How to Find and Keep Love

Let's face it, human relationships are disposable, be you gay, lesbian or straight. Perhaps it was always ever thus because no one is in fact indispensable and unconditional love is the Holy Grail that tantalises us.

But look at it this way. If God existed, could even He have the unconditional love of his worshippers?

I rather think not. Were his worshippers to discover that He could not help grant them their wish even if He wanted to, then that would be the moment they ceased to worship him and "love" him.

Are there any atheists who, while disbelieving in God's existence, are nevertheless full of admiration for those who created the concept of an omnipotent, omniscient and eternal God, and developed Godly principles?

I suppose in this regard one could say that Abraham, Moses, Jesus and Muhammad had "developed" God and the ways He can be used to serve our mysterious purposes.

If even an omnipotent God cannot command unconditional love, why should we mere mortals expect it from other mere mortals?

If love is conditional, then what are those conditions?

Conditions are terms, are they not, and we now find ourselves talking in terms of contractual, business, partnership terms.

Since we are all so dishonest and confused about the Nature of Love, it is perhaps time that we reduce things to their essentials.

We most love those who give us most pleasure most consistently, and this must apply to people as well as inanimate objects.

Our capacity to love is entirely dependent on our ability to experience pleasure.

Our capacity to be loved is entirely dependent on our ability to generate pleasure.

To keep this partnership of mutually experiencing and generating pleasure in existence requires a great investment and expenditure of time, energy and money.

It helps enormously if there is something else bigger than the couple.
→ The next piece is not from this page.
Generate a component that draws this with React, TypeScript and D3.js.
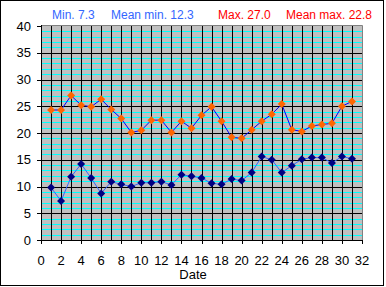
import React from "react";
import * as d3 from "d3";

// daily temperatures for the month
const days = d3.range(1, 32);
const maxTemps = [24.3, 24.3, 27.0, 25.2, 24.9, 26.3, 24.4, 22.7, 20.1, 20.5, 22.4, 22.4, 20.1, 22.2, 20.9, 23.3, 24.9, 22.2, 19.2, 19.0, 20.6, 22.2, 23.5, 25.4, 20.6, 20.3, 21.3, 21.6, 21.8, 25.0, 25.9];
const minTemps = [9.8, 7.3, 11.8, 14.2, 11.6, 8.7, 10.9, 10.4, 10.0, 10.7, 10.7, 10.9, 10.3, 12.2, 11.9, 11.6, 10.6, 10.4, 11.4, 11.1, 12.6, 15.6, 15.0, 12.6, 13.9, 15.1, 15.4, 15.4, 14.4, 15.6, 15.2];
const yTicks = [0, 5, 10, 15, 20, 25, 30, 35, 40];
const xTicks = [0, 2, 4, 6, 8, 10, 12, 14, 16, 18, 20, 22, 24, 26, 28, 30, 32];
const headerItems = [
  { label: "Min. 7.3", x: 52, color: "#3366FF" },
  { label: "Mean min. 12.3", x: 111, color: "#3366FF" },
  { label: "Max. 27.0", x: 218, color: "#FF0000" },
  { label: "Mean max. 22.8", x: 286, color: "#FF0000" },
];

const W = 386;
const H = 287;
const font = "'Liberation Sans', Arial, sans-serif";

const App = () => {
  const x = d3.scaleLinear().domain([0, 32]).range([41, 362]);
  const y = d3.scaleLinear().domain([0, 40]).range([240, 26]);
  const px = (v: number) => Math.round(v) + 0.5;

  const maxLine = d3.line<number>()
    .x((_, i) => x(days[i]))
    .y(d => y(d));
  const minLine = d3.line<number>()
    .x((_, i) => x(days[i]))
    .y(d => y(d));

  const diamond = (cx: number, cy: number, r: number) =>
    `M${cx},${cy - r}L${cx + r},${cy}L${cx},${cy + r}L${cx - r},${cy}Z`;

  const minorY = d3.range(1, 40).filter(v => v % 5 !== 0);
  const majorY = d3.range(5, 40, 5);

  return (
    <svg width={W} height={H} style={{ position: "absolute", left: 0, top: 0, background: "#fff" }}
      fontFamily={font}>
      <rect x={0.5} y={0.5} width={383} height={285} fill="#fff" stroke="#000" />

      {headerItems.map(h => (
        <text key={h.label} x={h.x} y={19} fontSize={12} fill={h.color}>{h.label}</text>
      ))}

      {/* plot area */}
      <rect x={x(0)} y={y(40)} width={x(32) - x(0)} height={y(0) - y(40)} fill="#C0C0C0" />
      {minorY.map(v => (
        <line key={"c" + v} x1={x(0)} x2={x(32)} y1={px(y(v))} y2={px(y(v))} stroke="#00FFFF" />
      ))}
      {days.map(d => (
        <line key={"v" + d} x1={px(x(d))} x2={px(x(d))} y1={y(40)} y2={y(0)} stroke="#000" />
      ))}
      {majorY.map(v => (
        <line key={"h" + v} x1={x(0)} x2={x(32)} y1={px(y(v))} y2={px(y(v))} stroke="#000" />
      ))}
      <path d={`M${px(x(0))},${px(y(40)) - 1}H${px(x(32))}V${px(y(0))}`} fill="none" stroke="#808080" />

      {/* axes */}
      <line x1={px(x(0))} x2={px(x(0))} y1={y(40) - 1} y2={px(y(0))} stroke="#000" />
      <line x1={x(0)} x2={x(32) + 1} y1={px(y(0))} y2={px(y(0))} stroke="#000" />
      {yTicks.map(v => (
        <g key={"yt" + v}>
          <line x1={x(0) - 4} x2={x(0)} y1={px(y(v))} y2={px(y(v))} stroke="#000" />
          <text x={31} y={y(v) + 4.5} fontSize={13} textAnchor="end" fill="#000">{v}</text>
        </g>
      ))}
      {xTicks.map(v => (
        <g key={"xt" + v}>
          <line x1={px(x(v))} x2={px(x(v))} y1={y(0)} y2={y(0) + 4} stroke="#000" />
          <text x={x(v)} y={265} fontSize={13} textAnchor="middle" fill="#000">{v}</text>
        </g>
      ))}
      <text x={193} y={279} fontSize={13} textAnchor="middle" fill="#000">Date</text>

      {/* series */}
      <path d={maxLine(maxTemps) ?? ""} fill="none" stroke="#0000FF" strokeWidth={1} />
      {maxTemps.map((v, i) => (
        <path key={"mx" + i} d={diamond(x(days[i]), y(v), 4)} fill="#FF6600" />
      ))}
      <path d={minLine(minTemps) ?? ""} fill="none" stroke="#3366FF" strokeWidth={1} />
      {minTemps.map((v, i) => (
        <path key={"mn" + i} d={diamond(x(days[i]), y(v), 4)} fill="#000080" />
      ))}
    </svg>
  );
};

export default App;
In heterosexual couples this usually means children. In homosexual couples, this means some common interest or enterprise, and being indispensable to each other in more than one capacity.

Perhaps heterosexuals could learn from the gay and lesbian community, known for their promiscuity and unstable relationships, through this revealed truth?

Have I at last arrived upon the Secret of Love? Is it really all just about having common goals?

It does seem rather banal!

Comments

Jeff Marshall said…
Having common goals is certainly linked to long relationships – particularly the presence of children where heterosexuals are concerned. However, there are homosexual relationships & friendships which can be sustained for 30 years too – maybe because there is some element of shared interest, or even dependency.

Anyway, I think the reputation for 'promiscuity' among homosexuals is an unfair one today; it really belongs to the pre-AIDS era. And, by contrast in that bygone era, heterosexual women, by and large, tended to be far less promiscuous than now.

So it was against a pattern of relative stability among heterosexuals that homosexuals tended to be judged ‘promiscuous’.

However, heterosexuals today – many females especially – appear to have caught up with the gays in their taste for the temporary; whilst some homosexual relationships (based on common interests & goals) can, by contrast, literally last a lifetime.